§ A block of data
## Start
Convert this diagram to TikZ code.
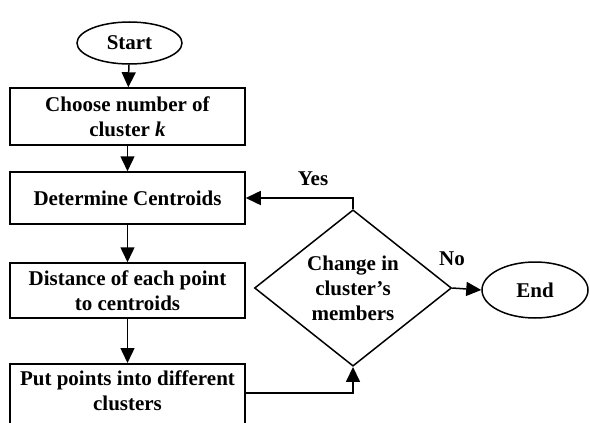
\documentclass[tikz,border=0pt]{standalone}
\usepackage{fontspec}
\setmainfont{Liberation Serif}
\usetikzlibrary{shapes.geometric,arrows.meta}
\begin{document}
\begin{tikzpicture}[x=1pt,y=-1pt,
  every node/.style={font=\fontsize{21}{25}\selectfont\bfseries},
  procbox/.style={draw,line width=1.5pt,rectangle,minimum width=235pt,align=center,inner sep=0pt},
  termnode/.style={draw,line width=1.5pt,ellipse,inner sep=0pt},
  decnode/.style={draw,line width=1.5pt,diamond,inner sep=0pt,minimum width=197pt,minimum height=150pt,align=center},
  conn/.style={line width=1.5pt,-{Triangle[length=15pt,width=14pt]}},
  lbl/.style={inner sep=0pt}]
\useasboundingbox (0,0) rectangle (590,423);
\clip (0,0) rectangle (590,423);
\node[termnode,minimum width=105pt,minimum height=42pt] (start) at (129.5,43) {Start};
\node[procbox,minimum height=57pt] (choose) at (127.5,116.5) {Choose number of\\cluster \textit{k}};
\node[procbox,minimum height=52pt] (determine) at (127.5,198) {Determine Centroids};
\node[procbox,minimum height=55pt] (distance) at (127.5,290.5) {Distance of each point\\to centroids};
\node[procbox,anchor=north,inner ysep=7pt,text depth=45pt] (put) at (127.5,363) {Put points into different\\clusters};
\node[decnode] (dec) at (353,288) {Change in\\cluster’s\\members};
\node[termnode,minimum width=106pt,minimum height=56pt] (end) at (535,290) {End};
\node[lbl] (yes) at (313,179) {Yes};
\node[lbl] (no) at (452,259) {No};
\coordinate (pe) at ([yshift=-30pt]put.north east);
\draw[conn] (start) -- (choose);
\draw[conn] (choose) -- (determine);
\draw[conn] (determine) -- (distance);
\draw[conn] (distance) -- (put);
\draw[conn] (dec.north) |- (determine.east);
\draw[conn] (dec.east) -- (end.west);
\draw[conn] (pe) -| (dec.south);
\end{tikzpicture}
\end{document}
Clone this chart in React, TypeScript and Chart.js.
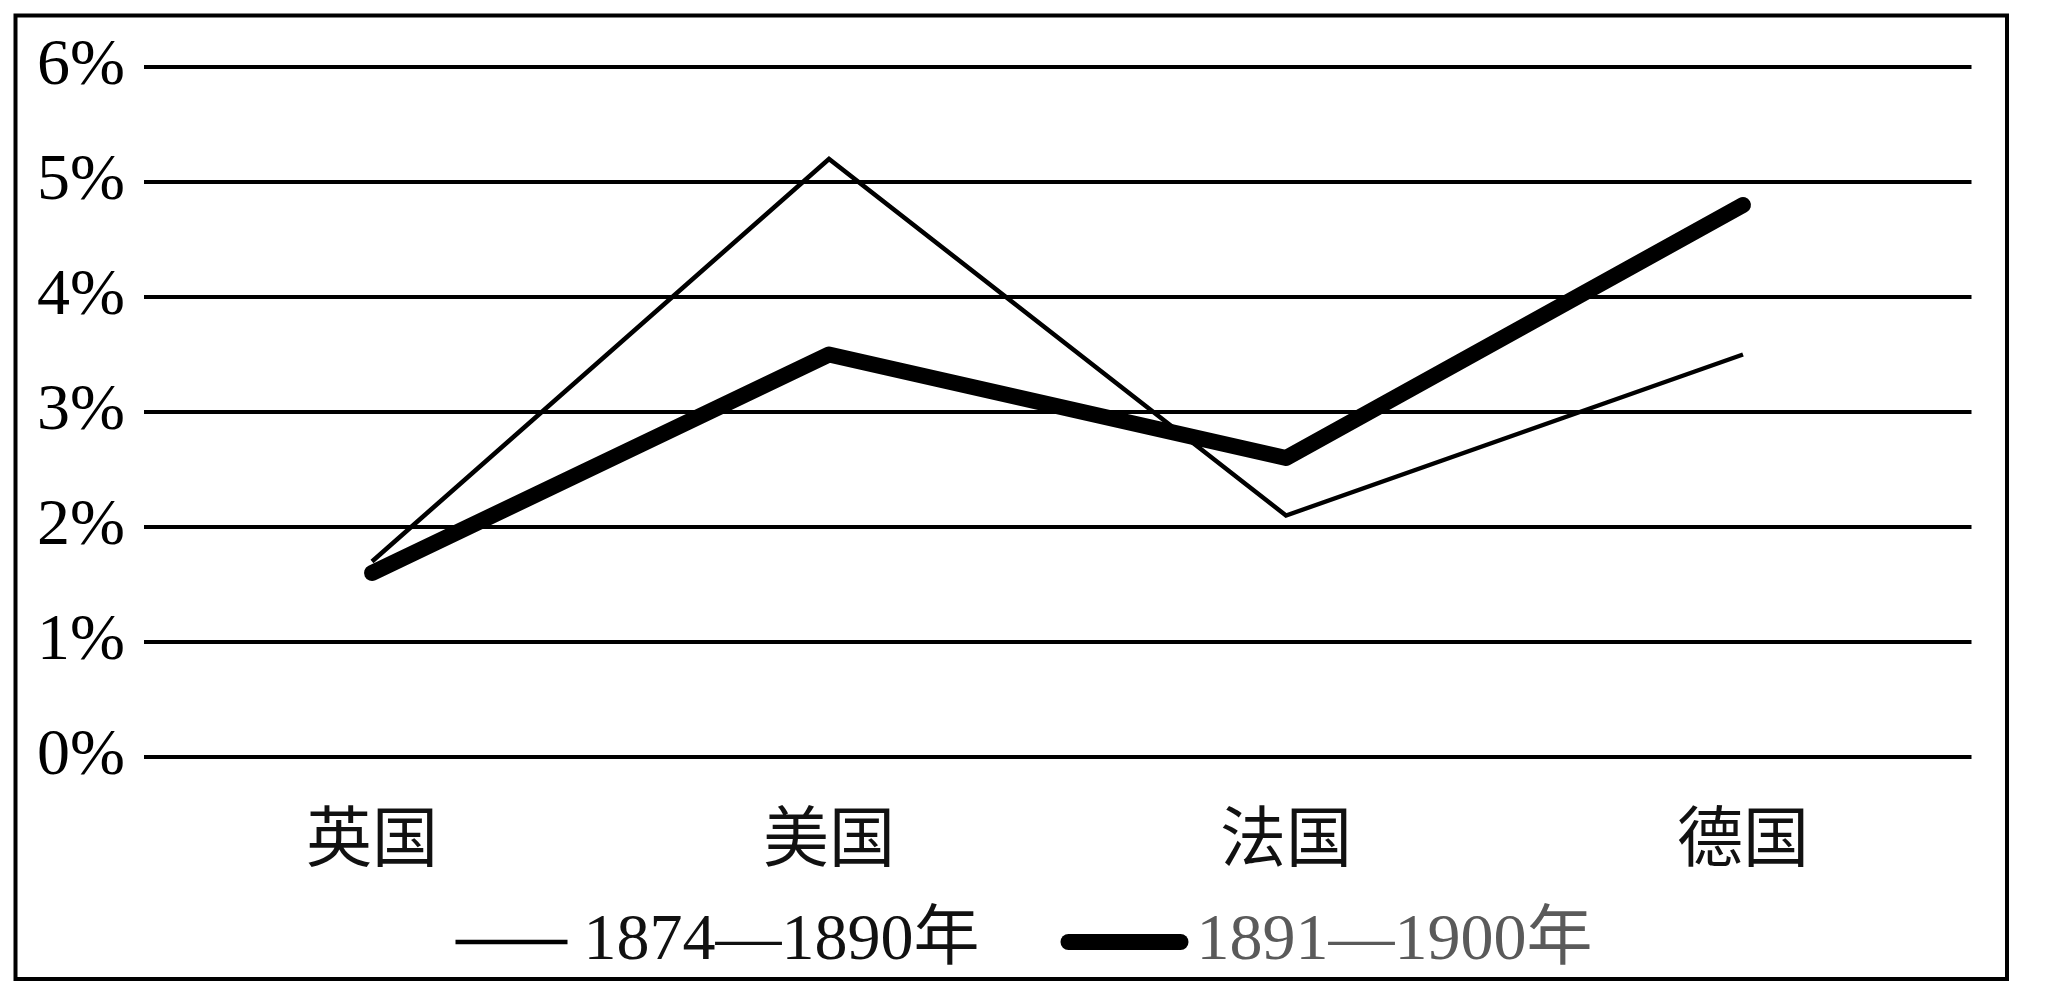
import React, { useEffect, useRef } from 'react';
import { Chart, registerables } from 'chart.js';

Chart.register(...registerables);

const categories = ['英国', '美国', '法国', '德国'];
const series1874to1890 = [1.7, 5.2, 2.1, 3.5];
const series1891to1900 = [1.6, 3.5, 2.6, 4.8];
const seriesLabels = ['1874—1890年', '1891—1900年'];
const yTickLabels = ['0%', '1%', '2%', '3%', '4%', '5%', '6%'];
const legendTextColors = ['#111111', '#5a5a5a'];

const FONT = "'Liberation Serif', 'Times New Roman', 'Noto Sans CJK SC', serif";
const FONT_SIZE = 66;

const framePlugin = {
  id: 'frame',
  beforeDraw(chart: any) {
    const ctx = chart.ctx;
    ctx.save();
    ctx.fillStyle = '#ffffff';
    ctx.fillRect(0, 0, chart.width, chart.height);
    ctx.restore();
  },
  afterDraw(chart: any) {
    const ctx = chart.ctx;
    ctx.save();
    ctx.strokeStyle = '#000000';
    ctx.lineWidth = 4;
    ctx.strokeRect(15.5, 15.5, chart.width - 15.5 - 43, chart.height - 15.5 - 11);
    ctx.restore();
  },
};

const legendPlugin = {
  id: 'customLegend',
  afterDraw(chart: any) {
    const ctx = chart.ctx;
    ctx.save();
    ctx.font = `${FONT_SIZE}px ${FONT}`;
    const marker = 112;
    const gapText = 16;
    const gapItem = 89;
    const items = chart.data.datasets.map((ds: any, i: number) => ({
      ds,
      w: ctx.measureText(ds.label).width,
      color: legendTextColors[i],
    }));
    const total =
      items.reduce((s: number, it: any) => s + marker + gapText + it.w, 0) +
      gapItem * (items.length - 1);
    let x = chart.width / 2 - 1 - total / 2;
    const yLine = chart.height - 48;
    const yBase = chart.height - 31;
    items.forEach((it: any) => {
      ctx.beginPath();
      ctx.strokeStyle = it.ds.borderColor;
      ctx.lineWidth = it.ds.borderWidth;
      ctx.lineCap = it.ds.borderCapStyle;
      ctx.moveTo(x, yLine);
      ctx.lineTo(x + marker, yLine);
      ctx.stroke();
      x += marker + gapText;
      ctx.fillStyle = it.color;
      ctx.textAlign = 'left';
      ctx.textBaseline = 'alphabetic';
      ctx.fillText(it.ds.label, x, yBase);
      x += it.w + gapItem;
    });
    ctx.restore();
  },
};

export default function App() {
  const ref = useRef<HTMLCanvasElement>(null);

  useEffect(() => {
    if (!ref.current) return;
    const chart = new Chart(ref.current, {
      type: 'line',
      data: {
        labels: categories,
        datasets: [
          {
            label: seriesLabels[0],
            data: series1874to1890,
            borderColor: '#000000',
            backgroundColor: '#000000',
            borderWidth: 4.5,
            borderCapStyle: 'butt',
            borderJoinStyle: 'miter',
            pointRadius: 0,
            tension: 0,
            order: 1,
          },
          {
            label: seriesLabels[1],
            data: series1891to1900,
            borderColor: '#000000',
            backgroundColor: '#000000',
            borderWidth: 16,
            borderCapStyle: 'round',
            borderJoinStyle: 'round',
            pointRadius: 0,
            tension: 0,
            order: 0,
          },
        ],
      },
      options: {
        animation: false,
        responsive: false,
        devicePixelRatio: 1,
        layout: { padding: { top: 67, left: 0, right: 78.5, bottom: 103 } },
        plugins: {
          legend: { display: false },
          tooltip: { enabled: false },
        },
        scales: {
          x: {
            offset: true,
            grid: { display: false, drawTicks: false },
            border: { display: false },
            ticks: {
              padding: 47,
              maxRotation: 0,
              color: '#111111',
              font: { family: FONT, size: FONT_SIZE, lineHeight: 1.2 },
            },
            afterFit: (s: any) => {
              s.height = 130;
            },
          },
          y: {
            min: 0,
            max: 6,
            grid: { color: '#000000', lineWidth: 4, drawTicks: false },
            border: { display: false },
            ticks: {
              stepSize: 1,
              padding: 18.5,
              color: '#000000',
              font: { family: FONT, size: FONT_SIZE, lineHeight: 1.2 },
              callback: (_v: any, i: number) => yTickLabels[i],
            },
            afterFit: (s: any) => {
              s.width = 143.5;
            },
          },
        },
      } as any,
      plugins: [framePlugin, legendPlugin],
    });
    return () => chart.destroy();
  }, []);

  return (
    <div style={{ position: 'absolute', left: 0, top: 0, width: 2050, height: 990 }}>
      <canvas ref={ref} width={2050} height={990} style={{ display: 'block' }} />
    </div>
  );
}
## End
§ SHORT TASK
Leave the pictures out, and transcribe exactly the lines above starting at the one that contains "Clone this chart" and ending at the one that contains "Chart.register(...registerables);".

§ WRITTEN SOLUTION
Clone this chart in React, TypeScript and Chart.js.
import React, { useEffect, useRef } from 'react';
import { Chart, registerables } from 'chart.js';

Chart.register(...registerables);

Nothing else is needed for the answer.